(What is required) Copy each line of the data below with the word "chart".

(Information shown)
* * *
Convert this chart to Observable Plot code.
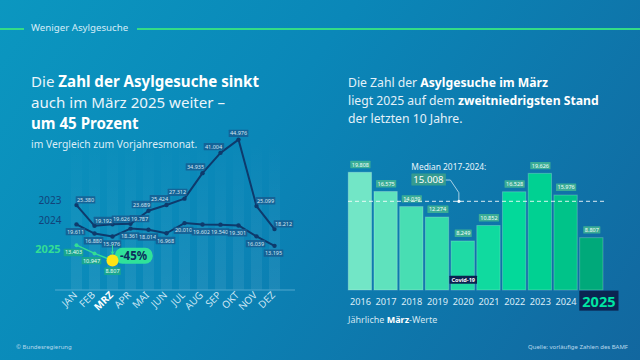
<!DOCTYPE html>
<html lang="de">
<head>
<meta charset="utf-8">
<script src="https://cdn.jsdelivr.net/npm/d3@7"></script>
<script src="https://cdn.jsdelivr.net/npm/@observablehq/plot@0.6"></script>
<style>
  html, body { margin: 0; padding: 0; }
  body {
    width: 640px; height: 360px; position: relative; overflow: hidden;
    background: linear-gradient(125deg, #0b97c0 0%, #0a87b8 40%, #12679f 100%);
    font-family: "Noto Sans", sans-serif; color: #eef7fc;
  }
  .abs { position: absolute; white-space: nowrap; }
  .hline { position: absolute; height: 1.5px; background: #34dc86; top: 28px; }
  #header { left: 31px; top: 21px; font-size: 9.7px; line-height: 14px; color: #d6edf8; }
  #ltitle { left: 31px; top: 71px; font-size: 15.1px; line-height: 21px; color: #eaf5fb; }
  #lsub { left: 31px; top: 137px; font-size: 10.3px; line-height: 14px; color: #dcedf7; }
  #rtitle { left: 348px; top: 74px; font-size: 12.2px; line-height: 18px; color: #e4f1f9; }
  #rnote { left: 348px; top: 313px; font-size: 9px; line-height: 14px; color: #d2e6f1; }
  #credit { left: 16px; top: 342px; font-size: 6px; line-height: 10px; color: #b9d9ec; }
  #source { right: 12px; top: 342px; font-size: 6px; line-height: 10px; color: #b9d9ec; }
  b { color: #ffffff; font-weight: 700; }
  svg.plot { position: absolute; left: 0; top: 0; }
</style>
</head>
<body>
<div class="hline" style="left:0;width:24px"></div>
<div class="hline" style="left:137px;width:503px"></div>
<div id="header" class="abs">Weniger Asylgesuche</div>
<div id="ltitle" class="abs">Die <b>Zahl der Asylgesuche sinkt</b><br>auch im März 2025 weiter –<br><b>um 45 Prozent</b></div>
<div id="lsub" class="abs">im Vergleich zum Vorjahresmonat.</div>
<div id="rtitle" class="abs">Die Zahl der <b>Asylgesuche im März</b><br>liegt 2025 auf dem <b>zweitniedrigsten Stand</b><br>der letzten 10 Jahre.</div>
<div id="rnote" class="abs">Jährliche <b>März</b>-Werte</div>
<div id="credit" class="abs">© Bundesregierung</div>
<div id="source" class="abs">Quelle: vorläufige Zahlen des BAMF</div>

<script>
// ---------- data ----------
const months = ["JAN", "FEB", "MRZ", "APR", "MAI", "JUN", "JUL", "AUG", "SEP", "OKT", "NOV", "DEZ"];
const asyl2023 = [25380, 19192, 19626, 19787, 23689, 25424, 27312, 34935, 41004, 44976, 25099, 18212];
const asyl2024 = [19611, 16880, 15976, 18361, 18014, 16968, 20010, 19602, 19540, 19301, 16039, 13195];
const asyl2025 = [13403, 10947, 8807];
const changeLabel = "-45%";

const marchYears = [2016, 2017, 2018, 2019, 2020, 2021, 2022, 2023, 2024, 2025];
const marchValues = [19808, 16575, 14039, 12274, 8249, 10852, 16528, 19626, 15976, 8807];
const medianValue = 15008;
const medianLabel = "Median 2017-2024:";
const covidYear = 2020;
const covidLabel = "Covid-19";

// ---------- styles ----------
const FONT = "Noto Sans, sans-serif";
const NAVY = "#0e3a6c";
const GREEN = "#33dd95";
const barColors = ["#72e6c6", "#5fe2bd", "#48deb3", "#33dbab", "#1fdaa5", "#10da9f", "#03d99a", "#00d192", "#00c389", "#00a97a"];
// unique text fills, used to find each label group afterwards
const F23 = "#d4e6f3", F24 = "#d4e6f2", F25 = "#e6fff4", FPILL = "#0c2f5c",
      FBAR = "#f2fffb", FMED = "#fffffe", FCOV = "#fffffd", FY25 = "#00e6a2";

const de = d3.formatLocale({decimal: ",", thousands: ".", grouping: [3], currency: ["", "€"]});
const fmt = de.format(",d");

const rows = (vals, series) => vals.map((v, i) => ({month: months[i], idx: i, value: v, series}));
const r23 = rows(asyl2023, "2023");
const r24 = rows(asyl2024, "2024");
const r25 = rows(asyl2025, "2025");
const last25 = r25[r25.length - 1];
const prev24 = r24[last25.idx];

const marchRows = marchYears.map((y, i) => ({year: y, value: marchValues[i]}));

// ---------- left chart ----------
const lbl = {fontSize: 5.5, text: d => fmt(d.value), x: "month", y: "value"};
const left = Plot.plot({
  width: 640, height: 360,
  marginLeft: 55, marginRight: 345, marginTop: 0, marginBottom: 70,
  style: {background: "transparent", fontFamily: FONT, overflow: "visible"},
  x: {type: "point", domain: months, range: [65, 285], axis: null},
  y: {domain: [0, 45000], range: [289.5, 139], axis: null},
  marks: [
    Plot.ruleX(months, {x: d => d, y1: 0, y2: 45000, stroke: "url(#colFade)", strokeWidth: 11}),
    Plot.ruleY([0], {stroke: "#8cc8e6", strokeOpacity: 0.55, strokeWidth: 1}),
    Plot.axisX({tickRotate: -45, tickSize: 0, tickPadding: 3, fontSize: 10, color: "#cde6f4", label: null, dx: -1}),
    // 2023
    Plot.line(r23, {x: "month", y: "value", stroke: NAVY, strokeWidth: 2}),
    Plot.dot(r23, {x: "month", y: "value", r: 2.2, fill: NAVY}),
    Plot.text(r23, {...lbl, fill: F23, filter: d => d.idx < 4 || d.idx > 9, dx: 9, dy: -5}),
    Plot.text(r23, {...lbl, fill: F23, filter: d => d.idx >= 4 && d.idx <= 8, dx: -7, dy: -6}),
    Plot.text(r23, {...lbl, fill: F23, filter: d => d.idx === 9, dx: 0, dy: -6}),
    // 2024
    Plot.line(r24, {x: "month", y: "value", stroke: NAVY, strokeWidth: 2}),
    Plot.dot(r24, {x: "month", y: "value", r: 2.2, fill: NAVY}),
    Plot.text(r24, {...lbl, fill: F24, dx: -1, dy: 7.5}),
    // 2025
    Plot.line(r25, {x: "month", y: "value", stroke: GREEN, strokeWidth: 1.5}),
    Plot.dot(r25.slice(0, -1), {x: "month", y: "value", r: 2, fill: GREEN}),
    Plot.text(r25.slice(0, -1), {...lbl, fill: F25, dx: -3, dy: 7.5}),
    Plot.text([last25], {...lbl, fill: F25, dy: 11}),
    Plot.arrow([{a: prev24, b: last25}], {x1: d => d.a.month, y1: d => d.a.value, x2: d => d.b.month, y2: d => d.b.value,
      stroke: GREEN, strokeWidth: 1, headLength: 4, insetStart: 9, insetEnd: 6.5}),
    Plot.text([last25], {x: "month", y: "value", text: () => changeLabel, dx: 21, dy: -4, fontSize: 11.5, fontWeight: 700, fill: FPILL}),
    Plot.dot([last25], {x: "month", y: "value", r: 6, fill: "#ffe414"}),
    // series labels
    Plot.text([r23[0], r24[0]], {x: "month", y: "value", text: "series", textAnchor: "end", dx: -15, dy: -4, fontSize: 10, fill: "#12437a"}),
    Plot.text([r25[0]], {x: "month", y: "value", text: "series", textAnchor: "end", dx: -16, dy: 4, fontSize: 11, fontWeight: 700, fill: GREEN})
  ]
});

// ---------- right chart ----------
const anchorYear = 2019.83;
const leader = [
  {x: 2019.12, y: 18590}, {x: 2019.50, y: 18590}, {x: anchorYear, y: 16460}, {x: anchorYear, y: medianValue}
];
const right = Plot.plot({
  width: 640, height: 360,
  marginLeft: 348, marginRight: 35, marginTop: 0, marginBottom: 70,
  style: {background: "transparent", fontFamily: FONT, overflow: "visible"},
  x: {domain: [2016, 2025], range: [359.9, 591.3], axis: null},
  y: {domain: [0, 20000], range: [290, 171.14], axis: null},
  color: {type: "ordinal", domain: marchYears, range: barColors},
  marks: [
    Plot.rectY(marchRows, {x1: d => d.year - 0.453, x2: d => d.year + 0.453, y1: 0, y2: "value", fill: "year", stroke: "#ffffff", strokeOpacity: 0.22, strokeWidth: 1}),
    Plot.text(marchRows, {x: "year", y: "value", text: d => fmt(d.value), dy: -8, fontSize: 5.5, fill: FBAR}),
    Plot.ruleY([medianValue], {stroke: "#ffffff", strokeOpacity: 0.85, strokeDasharray: "4,3", strokeWidth: 1}),
    Plot.line(leader, {x: "x", y: "y", stroke: "#cfe6f3", strokeWidth: 0.8}),
    Plot.dot([{x: anchorYear, y: medianValue}], {x: "x", y: "y", r: 1.6, fill: "#ffffff"}),
    Plot.text([medianLabel], {x: () => anchorYear, y: () => medianValue, text: d => d, textAnchor: "start", dx: -47.5, dy: -34.5, fontSize: 8.4, fill: "#e8f4fb"}),
    Plot.text([medianValue], {x: () => anchorYear, y: d => d, text: d => fmt(d), textAnchor: "start", dx: -45.5, dy: -21.5, fontSize: 9.6, fill: FMED}),
    Plot.text([covidYear], {x: d => d, y: () => 0, text: () => covidLabel, dy: -10.5, fontSize: 5.6, fontWeight: 700, fill: FCOV}),
    Plot.text(marchYears.slice(0, -1), {x: d => d, y: () => 0, text: d => String(d), dy: 11.5, fontSize: 9.2, fill: "#dcedf7"}),
    Plot.text(marchYears.slice(-1), {x: d => d, y: () => 0, text: d => String(d), textAnchor: "start", dx: -9.5, dy: 11.5, fontSize: 14.5, fontWeight: 700, fill: FY25})
  ]
});

left.classList.add("plot");
right.classList.add("plot");
document.body.appendChild(left);
document.body.appendChild(right);

const NS = "http://www.w3.org/2000/svg";

// gradient for faint month columns
try {
  const defs = document.createElementNS(NS, "defs");
  const lg = document.createElementNS(NS, "linearGradient");
  lg.setAttribute("id", "colFade");
  lg.setAttribute("gradientUnits", "userSpaceOnUse");
  lg.setAttribute("x1", "0"); lg.setAttribute("y1", "140");
  lg.setAttribute("x2", "0"); lg.setAttribute("y2", "290");
  [["0", "0"], ["1", "0.07"]].forEach(([o, op]) => {
    const s = document.createElementNS(NS, "stop");
    s.setAttribute("offset", o); s.setAttribute("stop-color", "#ffffff"); s.setAttribute("stop-opacity", op);
    lg.appendChild(s);
  });
  defs.appendChild(lg);
  left.insertBefore(defs, left.firstChild);
} catch (e) { console.error(e); }

// boxes behind label texts
function boxify(svg, textFill, fill, opacity, padX, padY, rx) {
  const texts = new Set();
  svg.querySelectorAll("g").forEach(g => {
    if ((g.getAttribute("fill") || "").toLowerCase() === textFill) g.querySelectorAll("text").forEach(t => texts.add(t));
  });
  svg.querySelectorAll("text").forEach(t => {
    if ((t.getAttribute("fill") || "").toLowerCase() === textFill) texts.add(t);
  });
  texts.forEach(t => {
    try {
      const b = t.getBBox();
      const r = document.createElementNS(NS, "rect");
      r.setAttribute("x", b.x - padX);
      r.setAttribute("y", b.y - padY);
      r.setAttribute("width", b.width + 2 * padX);
      r.setAttribute("height", b.height + 2 * padY);
      r.setAttribute("fill", fill);
      r.setAttribute("fill-opacity", opacity);
      r.setAttribute("rx", rx);
      const tr = t.getAttribute("transform");
      if (tr) r.setAttribute("transform", tr);
      t.parentNode.insertBefore(r, t);
    } catch (e) { console.error(e); }
  });
}
boxify(left, F23, "#165a8e", 0.8, 1.2, -0.3, 0.5);
boxify(left, F24, "#165a8e", 0.8, 1.2, -0.3, 0.5);
boxify(left, F25, "#1aa88a", 0.9, 1.2, -0.3, 0.5);
boxify(left, FPILL, "#2fe29a", 1, 5, 0.5, 7.5);
boxify(right, FBAR, "#3fb394", 0.9, 1.5, -0.3, 0.5);
boxify(right, FMED, "#3a9f8d", 0.9, 2, -0.5, 0.5);
boxify(right, FCOV, "#0b2250", 1, 2, 0, 0.5);
boxify(right, FY25, "#0b2552", 1, 3, 0, 0);

// bold white MRZ tick
left.querySelectorAll("text").forEach(t => {
  if (t.textContent === "MRZ") { t.setAttribute("font-weight", "700"); t.setAttribute("fill", "#ffffff"); }
});
</script>
</body>
</html>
* * *
(Exercise response)
Convert this chart to Observable Plot code.
// ---------- left chart ----------
// ---------- right chart ----------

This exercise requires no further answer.